The build dependencies have previously been described in the README file.
The known differences has previously been encoded in the Makefiles, or been in
the "common knowledge".
The user influences have historically been by using environment variables, and
the check for these have been in the Makefiles.
The configure script can work like a "wrapper" for the old Makefiles, and set
up the same variables in config.spec as the Makefile have been using. In this
case, it will be almost transparent for the Makefile that the variables came
from the configure script instead of the user. However, in many cases a better
solution is probably to output a more "clean" variable, and rewrite the
corresponding parts of the Makefiles.
#### Legal status
As part of using autoconf, we need to include three files from autoconf in the
JDK 8 source repository. The three files are `pkg.m4`, `config.guess` and
`config.sub`. Legal clearance for inclusion of these files in the OpenJDK has
been requested.
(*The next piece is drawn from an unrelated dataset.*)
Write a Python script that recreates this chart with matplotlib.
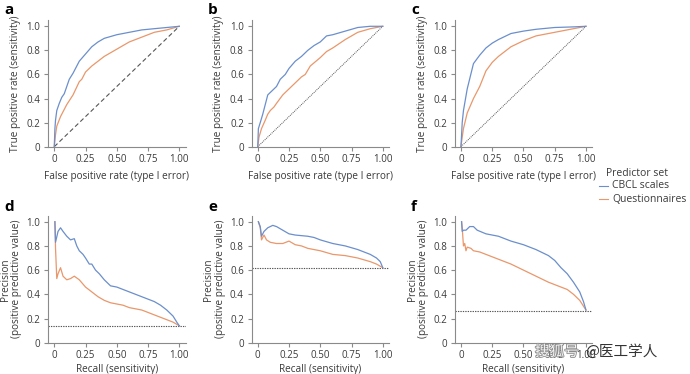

We believe this should not be a problem, since the autoconf
license is explicitly written to support this use case (basically allowing us
to distribute them any way we like, as long as they are used as part of a
configure script).
#### Transition
The current workflow when building OpenJDK is basically:
1. Retrieve source code from repository
2. Setup a slew of environment variables
3. Run make
4. Repeat 2 and 3 each time a rebuild is needed
Many team members have created personal shell scripts and similar solutions to
help with this.
The new workflow using configure scripts will instead lead to:
1. Retrieve source code from repository
2. Run `./configure`, possibly with specializing arguments
3. Run make
4. Repeat 3 each time a rebuild is needed
Since step 3 is so easy, no shell scripts will be needed to rebuild. However,
if the user had heavily specialized their setup, they might want to create
scripts to help them run configure with the correct arguments.
We should provide a translation table from old environment variables to new
`configure` arguments.
**Discussion:** Maybe we should check for some commonly used old-style
environment variables when running configure/make, and alert the user?
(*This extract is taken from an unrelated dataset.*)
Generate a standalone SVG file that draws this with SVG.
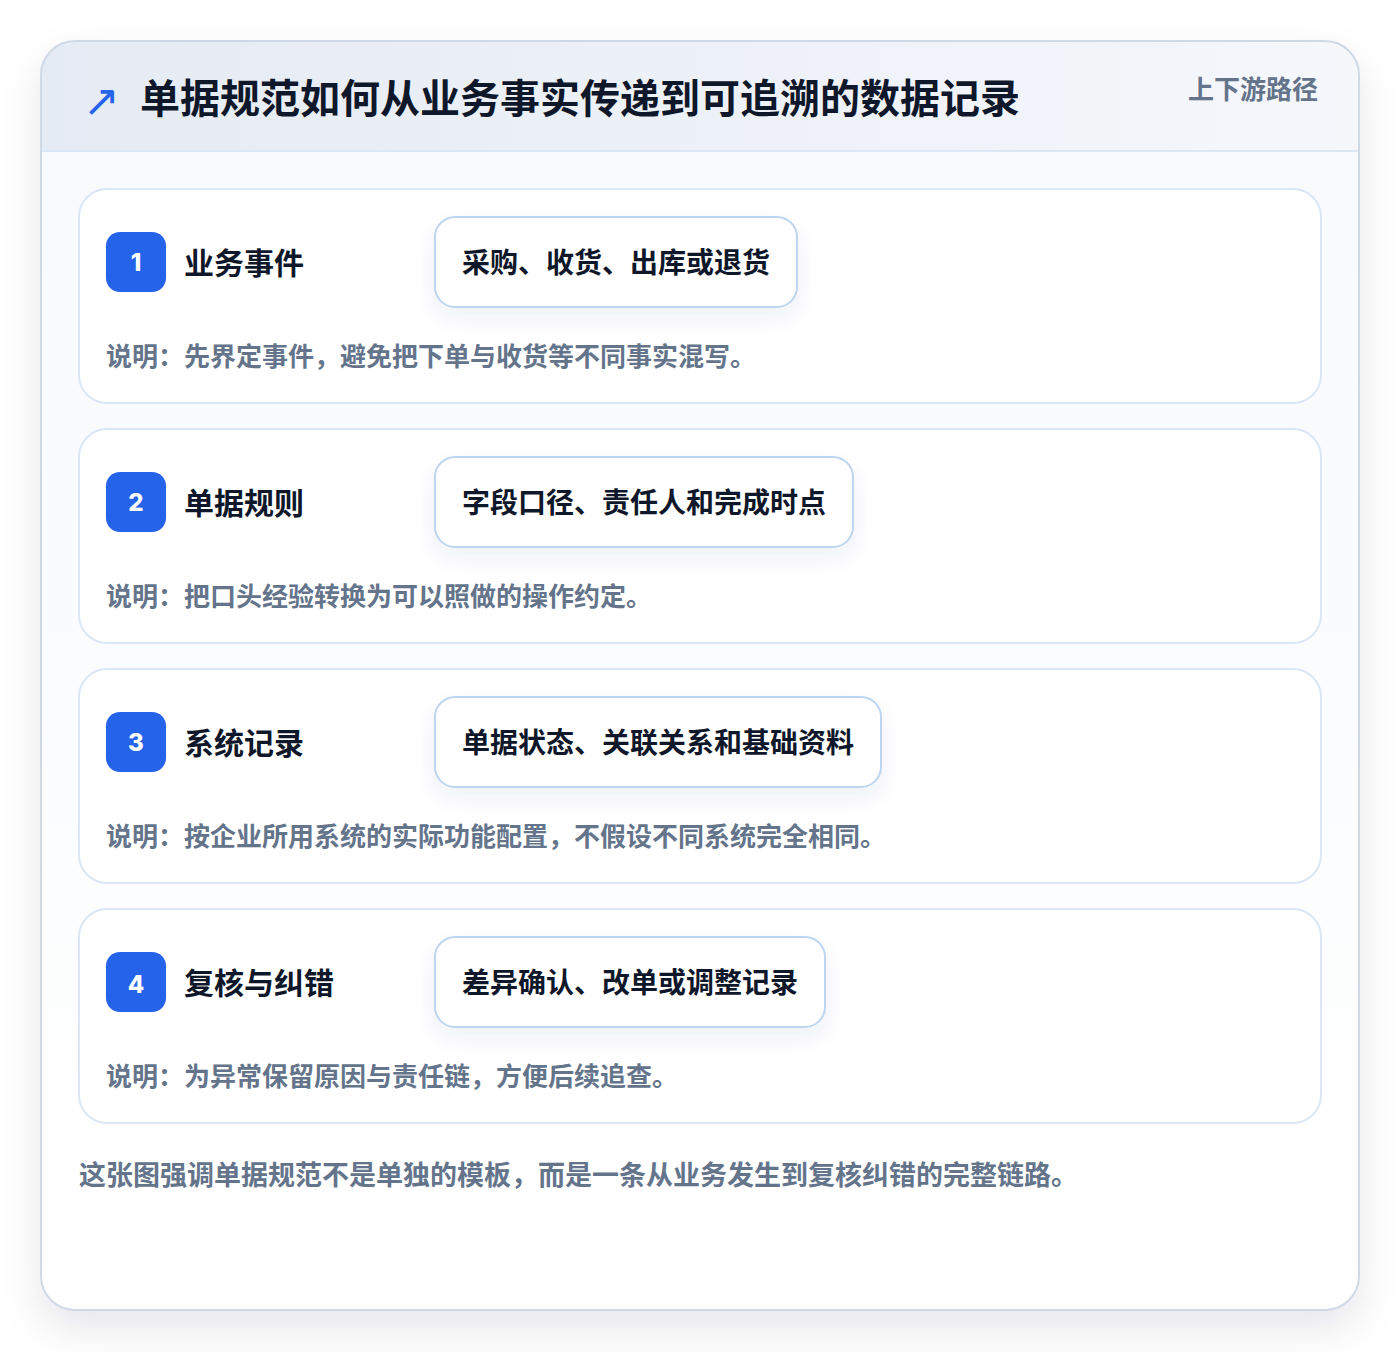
<svg xmlns="http://www.w3.org/2000/svg" width="1400" height="1352" viewBox="0 0 1400 1352">
  <defs>
    <linearGradient id="hdr" x1="0" y1="0" x2="1" y2="0">
      <stop offset="0" stop-color="#e5ebf4"/>
      <stop offset="1" stop-color="#f5f7fb"/>
    </linearGradient>
    <linearGradient id="body" x1="0" y1="0" x2="0" y2="1">
      <stop offset="0" stop-color="#f7f9fc"/>
      <stop offset="1" stop-color="#ffffff"/>
    </linearGradient>
    <filter id="outerShadow" x="-10%" y="-10%" width="120%" height="125%">
      <feDropShadow dx="0" dy="18" stdDeviation="20" flood-color="#0f172a" flood-opacity="0.10"/>
    </filter>
    <filter id="pillShadow" x="-20%" y="-30%" width="140%" height="180%">
      <feDropShadow dx="0" dy="10" stdDeviation="10" flood-color="#1e3a8a" flood-opacity="0.07"/>
    </filter>
    <clipPath id="cardClip">
      <rect x="41" y="41" width="1318" height="1269" rx="34"/>
    </clipPath>
    <style>
      .cjk { font-family: "Noto Sans CJK SC", "Noto Sans", sans-serif; font-weight: 700; }
      .title { font-size: 40px; fill: #0f172a; }
      .tag { font-size: 26px; fill: #64748b; }
      .step { fill: #ffffff; stroke: #dbe7f6; stroke-width: 2; }
      .badge { fill: #2563eb; }
      .num { font-family: "Inter", "Liberation Sans", sans-serif; font-weight: 800; font-size: 24px; fill: #ffffff; text-anchor: middle; }
      .stitle { font-size: 30px; fill: #0f172a; }
      .pill { fill: #ffffff; stroke: #bcd5f1; stroke-width: 2; }
      .ptext { font-size: 28px; fill: #0f172a; }
      .desc { font-size: 26px; fill: #64748b; }
      .foot { font-size: 27px; fill: #64748b; }
    </style>
  </defs>

  <rect width="1400" height="1352" fill="#ffffff"/>

  <g id="frame">
    <rect x="41" y="41" width="1318" height="1269" rx="34" fill="url(#body)" filter="url(#outerShadow)"/>
    <g clip-path="url(#cardClip)">
      <rect x="41" y="41" width="1318" height="110" fill="url(#hdr)"/>
    </g>
    <line x1="41" y1="151" x2="1359" y2="151" stroke="#dce7f5" stroke-width="2"/>
    <rect x="41" y="41" width="1318" height="1269" rx="34" fill="none" stroke="#cfd9e6" stroke-width="2"/>
  </g>

  <g id="header">
    <text x="83" y="116" font-family="DejaVu Sans, sans-serif" font-size="44" font-weight="400" fill="#2563eb">↗</text>
    <text class="cjk title" x="140" y="113">单据规范如何从业务事实传递到可追溯的数据记录</text>
    <text class="cjk tag" x="1318" y="99" text-anchor="end">上下游路径</text>
  </g>

  <g id="connectors"></g>

  <g id="step1">
    <rect class="step" x="79" y="189" width="1242" height="214" rx="28"/>
    <rect class="badge" x="106" y="232" width="60" height="60" rx="14"/>
    <text class="num" x="136" y="271">1</text>
    <text class="cjk stitle" x="184" y="274">业务事件</text>
    <rect class="pill" x="435" y="217" width="362" height="90" rx="20" filter="url(#pillShadow)"/>
    <text class="cjk ptext" x="462" y="273">采购、收货、出库或退货</text>
    <text class="cjk desc" x="106" y="366">说明：先界定事件，避免把下单与收货等不同事实混写。</text>
  </g>

  <g id="step2">
    <rect class="step" x="79" y="429" width="1242" height="214" rx="28"/>
    <rect class="badge" x="106" y="472" width="60" height="60" rx="14"/>
    <text class="num" x="136" y="511">2</text>
    <text class="cjk stitle" x="184" y="514">单据规则</text>
    <rect class="pill" x="435" y="457" width="418" height="90" rx="20" filter="url(#pillShadow)"/>
    <text class="cjk ptext" x="462" y="513">字段口径、责任人和完成时点</text>
    <text class="cjk desc" x="106" y="606">说明：把口头经验转换为可以照做的操作约定。</text>
  </g>

  <g id="step3">
    <rect class="step" x="79" y="669" width="1242" height="214" rx="28"/>
    <rect class="badge" x="106" y="712" width="60" height="60" rx="14"/>
    <text class="num" x="136" y="751">3</text>
    <text class="cjk stitle" x="184" y="754">系统记录</text>
    <rect class="pill" x="435" y="697" width="446" height="90" rx="20" filter="url(#pillShadow)"/>
    <text class="cjk ptext" x="462" y="753">单据状态、关联关系和基础资料</text>
    <text class="cjk desc" x="106" y="846">说明：按企业所用系统的实际功能配置，不假设不同系统完全相同。</text>
  </g>

  <g id="step4">
    <rect class="step" x="79" y="909" width="1242" height="214" rx="28"/>
    <rect class="badge" x="106" y="952" width="60" height="60" rx="14"/>
    <text class="num" x="136" y="993">4</text>
    <text class="cjk stitle" x="184" y="994">复核与纠错</text>
    <rect class="pill" x="435" y="937" width="390" height="90" rx="20" filter="url(#pillShadow)"/>
    <text class="cjk ptext" x="462" y="993">差异确认、改单或调整记录</text>
    <text class="cjk desc" x="106" y="1086">说明：为异常保留原因与责任链，方便后续追查。</text>
  </g>

  <g id="footer">
    <text class="cjk foot" x="79" y="1185">这张图强调单据规范不是单独的模板，而是一条从业务发生到复核纠错的完整链路。</text>
  </g>
</svg>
### Speed up javac using server mode supporting parallel compilation
For [JEP 139: Enhance javac to Improve Build Speed](JDK-8046129) we will write an
extension to javac which will support parallel compilation. To use this, we
must add support for it in the makefiles.
#### Transition
Switching the Java compilation to using the javac server will result in no
noticeable impact for the developer (apart from the major speedup, of
course). No transition plan is needed.
### Make Java builds incremental by enhancing javac with dependency output
Make has the ability to make incremental builds, that is, just recompile a
subset of all files when a change have been made. Ideally, this subset should
be the minimal subset needed. For this to work make needs to have dependency
information available, in a format that it can use.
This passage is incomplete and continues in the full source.